* **Work instructions**
Copy, from the entries below, each line where the word "matplotlib" can be found.

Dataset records
------------------------------------------------------------
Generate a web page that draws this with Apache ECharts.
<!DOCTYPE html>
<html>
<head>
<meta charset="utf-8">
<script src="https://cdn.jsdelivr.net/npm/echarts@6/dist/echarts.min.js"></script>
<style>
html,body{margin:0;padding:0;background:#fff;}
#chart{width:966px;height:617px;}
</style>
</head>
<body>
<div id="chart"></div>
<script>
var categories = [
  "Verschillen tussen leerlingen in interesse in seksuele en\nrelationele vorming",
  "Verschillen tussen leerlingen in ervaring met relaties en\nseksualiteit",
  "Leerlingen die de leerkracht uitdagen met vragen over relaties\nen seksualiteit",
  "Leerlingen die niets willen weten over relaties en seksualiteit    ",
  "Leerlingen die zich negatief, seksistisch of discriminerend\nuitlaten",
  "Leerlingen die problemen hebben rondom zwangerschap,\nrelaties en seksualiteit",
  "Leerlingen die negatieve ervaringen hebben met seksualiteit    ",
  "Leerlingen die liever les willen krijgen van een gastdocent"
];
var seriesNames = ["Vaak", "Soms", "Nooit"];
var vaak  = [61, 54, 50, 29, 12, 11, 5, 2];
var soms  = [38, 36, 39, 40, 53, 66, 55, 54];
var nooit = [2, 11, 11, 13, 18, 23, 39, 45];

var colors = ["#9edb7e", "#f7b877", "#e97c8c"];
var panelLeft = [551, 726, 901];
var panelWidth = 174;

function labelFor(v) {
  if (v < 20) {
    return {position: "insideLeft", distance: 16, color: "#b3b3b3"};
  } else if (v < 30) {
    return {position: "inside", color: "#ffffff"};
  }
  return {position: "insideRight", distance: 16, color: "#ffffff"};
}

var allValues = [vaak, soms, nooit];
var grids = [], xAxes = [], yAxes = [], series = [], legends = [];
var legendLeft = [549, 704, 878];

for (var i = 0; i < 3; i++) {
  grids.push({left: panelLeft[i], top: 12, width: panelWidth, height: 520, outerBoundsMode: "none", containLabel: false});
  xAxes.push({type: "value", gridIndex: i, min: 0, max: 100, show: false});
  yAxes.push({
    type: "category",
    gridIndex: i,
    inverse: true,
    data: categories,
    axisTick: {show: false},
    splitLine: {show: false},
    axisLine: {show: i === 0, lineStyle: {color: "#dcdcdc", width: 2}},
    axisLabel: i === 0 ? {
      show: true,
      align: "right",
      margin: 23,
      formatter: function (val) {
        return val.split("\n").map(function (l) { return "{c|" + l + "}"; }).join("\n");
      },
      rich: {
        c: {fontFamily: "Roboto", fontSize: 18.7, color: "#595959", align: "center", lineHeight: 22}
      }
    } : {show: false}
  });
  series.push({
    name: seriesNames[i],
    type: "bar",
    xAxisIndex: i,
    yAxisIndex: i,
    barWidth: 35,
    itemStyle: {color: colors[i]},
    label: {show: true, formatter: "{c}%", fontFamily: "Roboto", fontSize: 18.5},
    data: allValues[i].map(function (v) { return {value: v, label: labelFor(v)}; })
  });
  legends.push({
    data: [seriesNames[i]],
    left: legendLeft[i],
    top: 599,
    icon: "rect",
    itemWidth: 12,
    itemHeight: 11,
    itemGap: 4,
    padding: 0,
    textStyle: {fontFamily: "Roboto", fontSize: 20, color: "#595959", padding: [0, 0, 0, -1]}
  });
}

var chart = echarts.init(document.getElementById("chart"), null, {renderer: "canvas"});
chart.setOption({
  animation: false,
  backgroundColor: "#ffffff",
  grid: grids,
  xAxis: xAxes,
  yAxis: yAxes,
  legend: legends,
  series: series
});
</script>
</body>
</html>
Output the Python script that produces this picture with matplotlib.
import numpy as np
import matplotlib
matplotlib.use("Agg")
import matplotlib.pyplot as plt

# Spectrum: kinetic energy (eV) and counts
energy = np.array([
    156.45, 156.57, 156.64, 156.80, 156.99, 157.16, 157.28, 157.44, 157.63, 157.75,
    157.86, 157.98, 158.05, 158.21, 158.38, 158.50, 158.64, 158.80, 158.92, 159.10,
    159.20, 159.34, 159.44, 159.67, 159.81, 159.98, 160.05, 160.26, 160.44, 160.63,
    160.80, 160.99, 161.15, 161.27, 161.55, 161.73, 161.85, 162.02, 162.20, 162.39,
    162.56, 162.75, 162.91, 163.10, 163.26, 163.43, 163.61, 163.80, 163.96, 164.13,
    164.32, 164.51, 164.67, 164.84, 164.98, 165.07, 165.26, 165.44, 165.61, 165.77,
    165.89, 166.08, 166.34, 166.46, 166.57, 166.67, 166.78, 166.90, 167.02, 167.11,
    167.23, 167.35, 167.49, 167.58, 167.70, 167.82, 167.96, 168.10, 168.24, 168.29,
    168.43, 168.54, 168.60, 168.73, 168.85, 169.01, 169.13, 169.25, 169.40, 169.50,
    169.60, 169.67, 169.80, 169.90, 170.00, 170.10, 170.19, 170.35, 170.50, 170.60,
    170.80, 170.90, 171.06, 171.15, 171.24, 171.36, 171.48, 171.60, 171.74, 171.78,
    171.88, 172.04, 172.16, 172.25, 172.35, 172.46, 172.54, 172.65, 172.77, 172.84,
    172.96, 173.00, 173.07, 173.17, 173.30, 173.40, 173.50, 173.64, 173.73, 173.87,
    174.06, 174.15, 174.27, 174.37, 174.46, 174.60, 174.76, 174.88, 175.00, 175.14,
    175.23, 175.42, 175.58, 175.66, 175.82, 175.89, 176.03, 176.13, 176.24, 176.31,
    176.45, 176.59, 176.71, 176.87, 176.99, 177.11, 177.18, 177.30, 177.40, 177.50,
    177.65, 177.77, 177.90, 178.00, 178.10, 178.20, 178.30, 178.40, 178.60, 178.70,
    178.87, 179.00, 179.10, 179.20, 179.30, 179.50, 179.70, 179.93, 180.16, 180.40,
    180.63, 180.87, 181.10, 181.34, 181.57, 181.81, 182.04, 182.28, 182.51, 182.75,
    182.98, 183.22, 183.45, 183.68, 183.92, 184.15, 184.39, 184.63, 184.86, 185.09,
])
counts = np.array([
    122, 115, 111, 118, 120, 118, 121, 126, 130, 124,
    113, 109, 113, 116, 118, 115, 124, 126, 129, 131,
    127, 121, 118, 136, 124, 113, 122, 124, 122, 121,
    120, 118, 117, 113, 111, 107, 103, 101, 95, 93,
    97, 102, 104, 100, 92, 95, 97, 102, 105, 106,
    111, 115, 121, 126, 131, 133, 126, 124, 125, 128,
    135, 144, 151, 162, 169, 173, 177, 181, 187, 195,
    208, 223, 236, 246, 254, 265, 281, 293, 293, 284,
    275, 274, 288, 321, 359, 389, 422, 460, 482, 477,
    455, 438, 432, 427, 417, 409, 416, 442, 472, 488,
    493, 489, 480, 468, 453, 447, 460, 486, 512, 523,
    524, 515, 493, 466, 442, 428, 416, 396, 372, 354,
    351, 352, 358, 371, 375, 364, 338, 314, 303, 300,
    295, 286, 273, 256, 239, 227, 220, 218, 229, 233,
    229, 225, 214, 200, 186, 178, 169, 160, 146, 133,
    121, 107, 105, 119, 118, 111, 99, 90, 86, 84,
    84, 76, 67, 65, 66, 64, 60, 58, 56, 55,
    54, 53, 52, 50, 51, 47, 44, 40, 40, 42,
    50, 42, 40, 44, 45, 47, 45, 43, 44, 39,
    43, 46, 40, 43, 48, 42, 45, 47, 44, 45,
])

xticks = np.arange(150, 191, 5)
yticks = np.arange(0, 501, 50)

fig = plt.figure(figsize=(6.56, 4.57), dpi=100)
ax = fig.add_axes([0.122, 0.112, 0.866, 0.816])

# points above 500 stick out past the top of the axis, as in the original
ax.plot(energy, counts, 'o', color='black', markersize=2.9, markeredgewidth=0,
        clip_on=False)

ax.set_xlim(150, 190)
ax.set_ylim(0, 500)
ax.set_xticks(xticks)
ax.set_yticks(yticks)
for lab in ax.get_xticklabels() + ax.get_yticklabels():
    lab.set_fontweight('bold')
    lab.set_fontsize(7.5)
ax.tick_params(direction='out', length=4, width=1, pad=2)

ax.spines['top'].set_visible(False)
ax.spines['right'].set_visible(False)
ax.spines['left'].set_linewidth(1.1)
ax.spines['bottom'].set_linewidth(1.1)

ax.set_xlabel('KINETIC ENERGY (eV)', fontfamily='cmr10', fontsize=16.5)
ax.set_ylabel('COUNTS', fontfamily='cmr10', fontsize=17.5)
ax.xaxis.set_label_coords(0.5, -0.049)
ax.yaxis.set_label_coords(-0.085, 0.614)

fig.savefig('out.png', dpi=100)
------------------------------------------------------------
* **Task result**
Output the Python script that produces this picture with matplotlib.
import matplotlib
matplotlib.use("Agg")
import matplotlib.pyplot as plt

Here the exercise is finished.